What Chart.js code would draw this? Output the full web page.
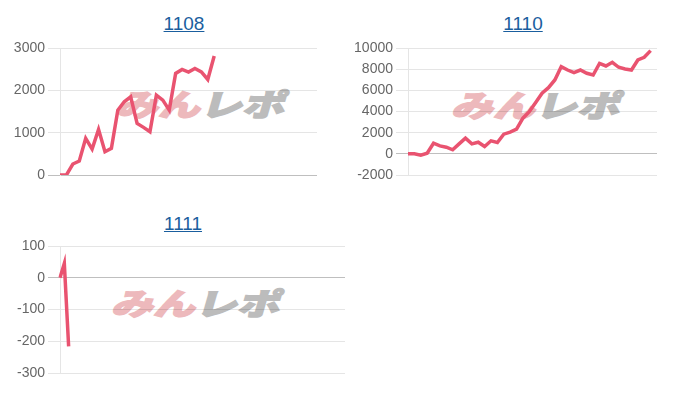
<!DOCTYPE html>
<html>
<head>
<meta charset="utf-8">
<script src="https://cdn.jsdelivr.net/npm/chart.js@4"></script>
<style>
  html, body { margin: 0; padding: 0; background: #fff; width: 700px; height: 400px; overflow: hidden; }
  .title { position: absolute; text-align: center; font-family: "Liberation Sans", Arial, sans-serif; font-size: 19px; line-height: 21px; }
  .title a { color: #1a5e9e; text-decoration: underline; }
  .wm { position: absolute; font-family: "Noto Sans CJK JP", sans-serif; font-weight: 900; font-size: 42px; line-height: 42px; white-space: nowrap; transform: skewX(-16deg) scaleY(0.72); transform-origin: left top; letter-spacing: 0px; }
  .wm .p { color: #edb9bc; -webkit-text-stroke: 2px #edb9bc; }
  .wm .g { color: #bcbcbc; -webkit-text-stroke: 2px #bcbcbc; }
  .box { position: absolute; }
</style>
</head>
<body>
<div class="title" style="left:134px; top:13px; width:100px;"><a href="#">1108</a></div>
<div class="title" style="left:473px; top:13px; width:100px;"><a href="#">1110</a></div>
<div class="title" style="left:133px; top:213px; width:100px;"><a href="#">1111</a></div>

<div class="wm" style="left:124px; top:88px;"><span class="p">みん</span><span class="g">レポ</span></div>
<div class="wm" style="left:459px; top:89px;"><span class="p">みん</span><span class="g">レポ</span></div>
<div class="wm" style="left:119px; top:287px;"><span class="p">みん</span><span class="g">レポ</span></div>

<div class="box" style="left:0px; top:36px; width:321px; height:151px;"><canvas id="c1"></canvas></div>
<div class="box" style="left:348px; top:36px; width:313px; height:151px;"><canvas id="c2"></canvas></div>
<div class="box" style="left:0px; top:234px; width:349px; height:151px;"><canvas id="c3"></canvas></div>

<script>
// ---- data ----
const titles = ["1108", "1110", "1111"];
const labelCounts = [41, 40, 67];
const values1108 = [0, 0, 260, 330, 865, 613, 1078, 550, 630, 1533, 1730, 1847, 1219, 1125, 1022, 1887, 1769, 1533, 2400, 2493, 2430, 2517, 2437, 2257, 2810];
const values1110 = [0, 0, -125, 60, 1000, 750, 630, 380, 940, 1480, 940, 1100, 690, 1230, 1070, 1860, 2050, 2330, 3370, 3990, 4840, 5730, 6250, 6980, 8240, 7920, 7670, 7920, 7610, 7450, 8550, 8300, 8650, 8180, 8020, 7920, 8870, 9120, 9750];
const values1111 = [0, 45, -216];
const ticks1108 = { min: 0, max: 3000, step: 1000 };
const ticks1110 = { min: -2000, max: 10000, step: 2000 };
const ticks1111 = { min: -300, max: 100, step: 100 };

const lineColor = 'rgb(233, 83, 112)';
const fontFamily = '"Liberation Sans", Arial, sans-serif';

function makeLabels(n) {
  const a = [];
  for (let i = 1; i <= n; i++) a.push(String(i));
  return a;
}

function makeChart(id, name, labels, data, t) {
  return new Chart(document.getElementById(id), {
    type: 'line',
    data: {
      labels: labels,
      datasets: [{
        label: name,
        data: data,
        borderColor: lineColor,
        backgroundColor: lineColor,
        borderWidth: 3.5,
        pointRadius: 0,
        tension: 0,
        fill: false
      }]
    },
    options: {
      responsive: true,
      maintainAspectRatio: false,
      animation: false,
      layout: { padding: { top: 12, bottom: 12, left: 0, right: 4 } },
      plugins: { legend: { display: false }, title: { display: false }, tooltip: { enabled: false } },
      scales: {
        x: { display: false },
        y: {
          min: t.min, max: t.max,
          afterFit: function (s) { s.width = 60; },
          ticks: {
            stepSize: t.step, color: '#666', padding: 3,
            font: { family: fontFamily, size: 14 },
            callback: function (v) { return String(v); }
          },
          grid: {
            color: function (c) { return c.tick && c.tick.value === 0 ? 'rgba(0,0,0,0.25)' : 'rgba(0,0,0,0.1)'; },
            tickLength: 12
          },
          border: { display: true, color: 'rgba(0,0,0,0.1)' }
        }
      }
    }
  });
}

makeChart('c1', titles[0], makeLabels(labelCounts[0]), values1108, ticks1108);
makeChart('c2', titles[1], makeLabels(labelCounts[1]), values1110, ticks1110);
makeChart('c3', titles[2], makeLabels(labelCounts[2]), values1111, ticks1111);
</script>
</body>
</html>
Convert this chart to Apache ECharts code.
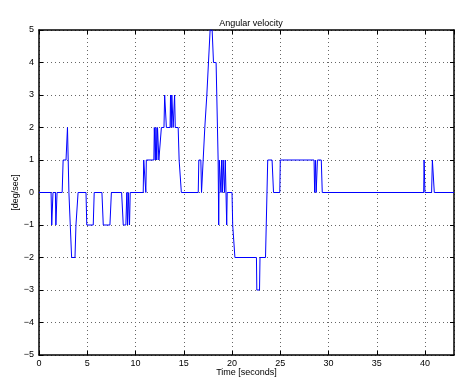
<!DOCTYPE html>
<html>
<head>
<meta charset="utf-8">
<script src="https://cdn.jsdelivr.net/npm/echarts@6/dist/echarts.min.js"></script>
<style>
  html, body { margin: 0; padding: 0; background: #fff; }
  #chart { width: 458px; height: 378px; }
</style>
</head>
<body>
<div id="chart"></div>
<script>
  // angular velocity samples (seconds, deg/sec)
  var timeSec = [
    0, 1.25, 1.32, 1.38, 1.45, 1.7, 1.75, 1.8, 1.87,
    2.4, 2.5, 2.8, 2.95, 3.03, 3.1, 3.38, 3.73, 3.83, 3.95, 4.05,
    4.87, 4.95, 5.62, 5.72, 6.52, 6.66, 7.35, 7.5,
    8.56, 8.73, 9.0, 9.1, 9.18, 9.25, 9.38, 9.45,
    10.8, 10.85, 11.02, 11.07, 11.12,
    11.9, 11.95, 12.0, 12.05, 12.12, 12.2, 12.28, 12.35, 12.42, 12.6, 12.68,
    12.95, 13.02, 13.12, 13.2, 13.58, 13.63, 13.7, 13.76, 13.84, 13.9, 14.05, 14.12,
    14.42, 14.52, 14.6, 14.75,
    16.5, 16.56, 16.77, 16.84, 16.9, 17.18, 17.29, 17.39, 17.53, 17.73, 17.94, 18.08, 18.35,
    18.56, 18.62, 18.68, 18.8, 18.85, 18.92, 19.0, 19.08, 19.18, 19.22, 19.3, 19.38, 19.45, 19.5,
    20.0, 20.07, 20.2, 20.3, 22.53, 22.57, 22.85, 22.9, 23.47, 23.7, 24.15, 24.3,
    24.95, 25.0, 28.5, 28.56, 28.65, 28.72, 28.85, 29.25, 29.35,
    39.86, 39.9, 39.95, 39.99, 40.68, 40.76, 40.88, 40.96, 43
  ];
  var angVel = [
    0, 0, -1, -1, 0, 0, -1, -1, 0,
    0, 1, 1, 2, 2, 0, -2, -2, -1, -1, 0,
    0, -1, -1, 0, 0, -1, -1, 0,
    0, -1, -1, 0, -1, 0, -1, 0,
    0, 1, 1, 0, 1,
    1, 2, 2, 1, 2, 1, 2, 2, 1, 1, 2,
    2, 3, 3, 2, 2, 3, 2, 3, 3, 2, 3, 2,
    2, 1, 1, 0,
    0, 1, 1, 0, 0, 2, 2, 3, 3, 5, 5, 4, 4,
    1, -1, 1, 1, 0, 1, 0, 1, 1, 0, 1, 1, -1, 0,
    0, -1, -1, -2, -2, -3, -3, -2, -2, 1, 1, 0,
    0, 1, 1, 0, 1, 0, 1, 1, 0,
    0, 1, 1, 0, 0, 1, 1, 0, 0
  ];

  var xRange = [0, 43];
  var yRange = [-5, 5];
  var font = 'Liberation Sans';

  var pts = [];
  for (var i = 0; i < timeSec.length; i++) {
    pts.push([timeSec[i], angVel[i]]);
  }

  function minusFmt(v) {
    return v < 0 ? '\u2212' + (-v) : String(v);
  }

  var frame = { show: true, onZero: false, lineStyle: { color: '#000', width: 1.5 } };
  var inTick = { show: true, inside: true, length: 4, lineStyle: { color: '#000', width: 1 } };
  var dots = { show: true, lineStyle: { color: '#666', width: 1, type: [1, 3] } };

  var chart = echarts.init(document.getElementById('chart'));
  chart.setOption({
    backgroundColor: '#fff',
    animation: false,
    title: {
      text: 'Angular velocity',
      left: 246, top: 14, textAlign: 'center',
      textStyle: { fontFamily: font, fontSize: 9, fontWeight: 'normal', color: '#000' }
    },
    grid: { left: 39, right: 4, top: 30, bottom: 23, outerBoundsMode: 'none' },
    xAxis: [
      {
        type: 'value', min: xRange[0], max: xRange[1], interval: 5, position: 'bottom',
        axisLine: frame, axisTick: inTick, splitLine: dots,
        axisLabel: { color: '#000', fontFamily: font, fontSize: 9, margin: 4, showMaxLabel: false },
        name: 'Time [seconds]', nameLocation: 'middle', nameGap: 13, nameMoveOverlap: false,
        nameTextStyle: { color: '#000', fontFamily: font, fontSize: 9 }
      },
      {
        type: 'value', min: xRange[0], max: xRange[1], interval: 5, position: 'top',
        axisLine: frame, axisTick: inTick, splitLine: { show: false }, axisLabel: { show: false }
      }
    ],
    yAxis: [
      {
        type: 'value', min: yRange[0], max: yRange[1], interval: 1, position: 'left',
        axisLine: frame, axisTick: inTick, splitLine: dots,
        axisLabel: { color: '#000', fontFamily: font, fontSize: 9, margin: 5, formatter: minusFmt },
        name: '[deg/sec]', nameLocation: 'middle', nameGap: 19, nameMoveOverlap: false,
        nameTextStyle: { color: '#000', fontFamily: font, fontSize: 9 }
      },
      {
        type: 'value', min: yRange[0], max: yRange[1], interval: 1, position: 'right',
        axisLine: frame, axisTick: inTick, splitLine: { show: false }, axisLabel: { show: false }
      }
    ],
    series: [
      {
        type: 'line',
        data: pts,
        showSymbol: false,
        lineStyle: { color: '#0000ff', width: 1 }
      }
    ]
  });
</script>
</body>
</html>
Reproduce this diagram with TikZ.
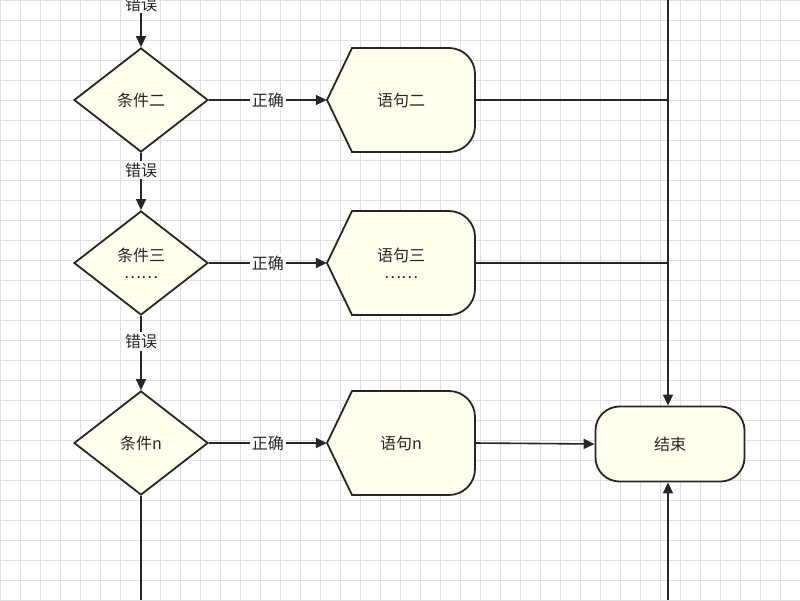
\documentclass[tikz,border=0pt]{standalone}
\usepackage{fontspec}
\setmainfont{Noto Sans CJK SC}
\usetikzlibrary{shapes.geometric,arrows.meta}
\definecolor{cream}{HTML}{FFFFEE}
\definecolor{ink}{HTML}{262626}
\begin{document}
\begin{tikzpicture}[x=1pt,y=-1pt,
  box/.style={draw=ink,line width=1.8pt,fill=cream},
  dia/.style={diamond,box,minimum width=134pt,minimum height=104pt,inner sep=0pt,aspect=1.3,font=\fontsize{16}{19}\selectfont,text=ink,align=center},
  lbl/.style={font=\fontsize{16}{19}\selectfont,text=ink,align=center},
  hold/.style={rectangle,minimum width=148pt,minimum height=105pt,inner sep=0pt},
  line/.style={draw=ink,line width=1.6pt},
  arr/.style={line,-{Triangle[length=11pt,width=10pt]}},
  lab/.style={fill=white,font=\fontsize{16}{19}\selectfont,text=ink,inner sep=2pt}]
\useasboundingbox (0,0) rectangle (800,600);
\fill[white] (0,0) rectangle (800,600);
\draw[black!12,line width=0.6pt] (0,0) grid[step=20pt] (800,600);
\def\stmt#1{%
  \path[box] (327,#1) -- (352,#1-52) [rounded corners=26pt] -- (475,#1-52) -- (475,#1+52) [sharp corners] -- (352,#1+52) -- cycle;}
\stmt{100}
\stmt{263}
\stmt{443}
\node[hold] (s2) at (401,100) {};
\node[hold] (s3) at (401,263) {};
\node[hold] (sn) at (401,443) {};
\node[lbl] at (401,100) {语句二};
\node[lbl] at (401,263) {语句三\\[-2pt]……};
\node[lbl] at (401,443) {语句n};
\node[dia] (c2) at (141,100) {条件二};
\node[dia] (c3) at (141,263) {条件三\\[-2pt]……};
\node[dia] (cn) at (141,443) {条件n};
\node[draw=ink,line width=1.8pt,fill=cream,rounded corners=24pt,minimum width=149pt,minimum height=75pt,lbl] (end) at (670,444) {结束};
\coordinate (topL) at (141,0);
\coordinate (topR) at (668,0);
\coordinate (botL) at (141,600);
\coordinate (botR) at (668,600);
\coordinate (j2) at (668,100);
\coordinate (j3) at (668,263);
\draw[arr] (topL) -- (c2.north);
\node[lab] (e1) at (141,4) {错误};
\draw[arr] (c2.south) -- node[lab,pos=0.3]{错误} (c3.north);
\draw[arr] (c3.south) -- node[lab,pos=0.35]{错误} (cn.north);
\draw[arr] (c2.east) -- node[lab]{正确} (s2.west);
\draw[arr] (c3.east) -- node[lab]{正确} (s3.west);
\draw[arr] (cn.east) -- node[lab]{正确} (sn.west);
\draw[line] (s2.east) -- (j2);
\draw[line] (s3.east) -- (j3);
\draw[arr] (topR) -- (end.north -| topR);
\draw[arr] (sn.east) -- (end.west);
\draw[arr] (botR) -- (end.south -| botR);
\draw[line] (cn.south) -- (botL);
\end{tikzpicture}
\end{document}
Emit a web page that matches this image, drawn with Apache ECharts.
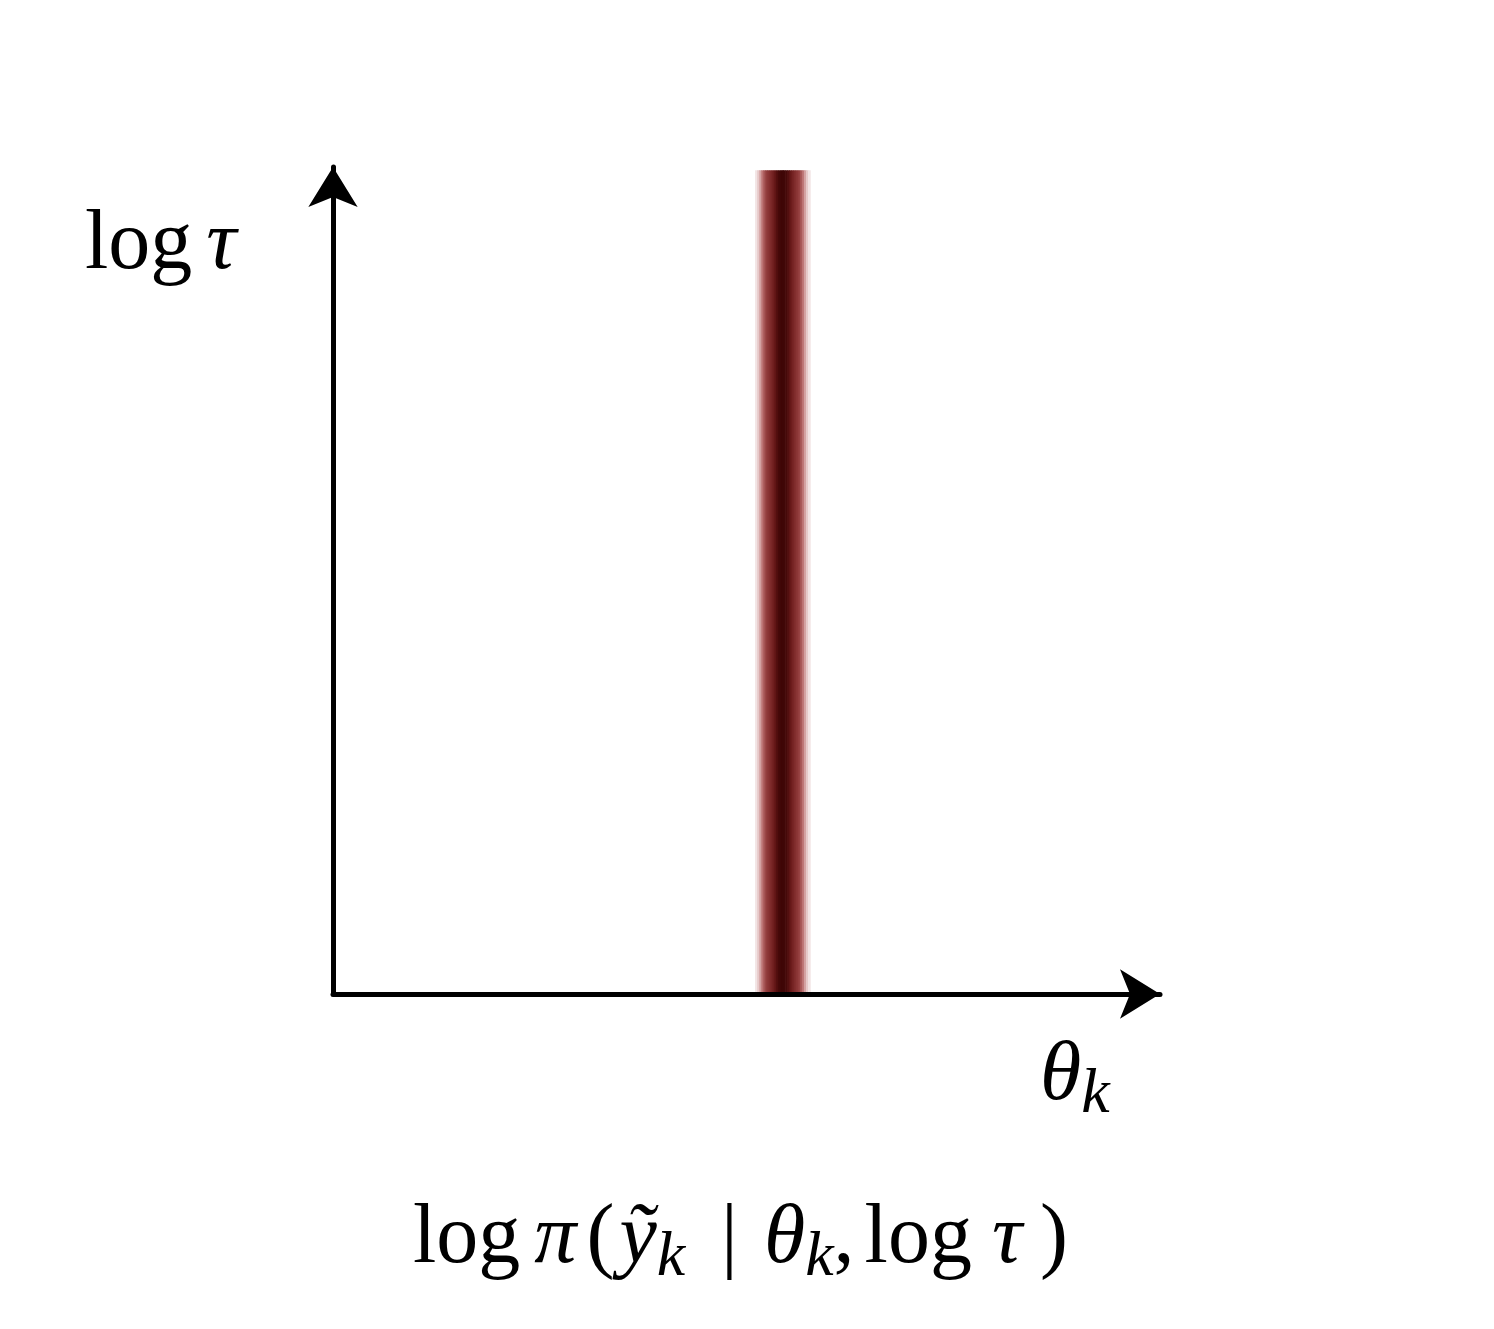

------

WORK TO BE COMPLETED
Looking at the records above, count the lines where the word "this" appears. State only the number.

WRITTEN ANSWER
4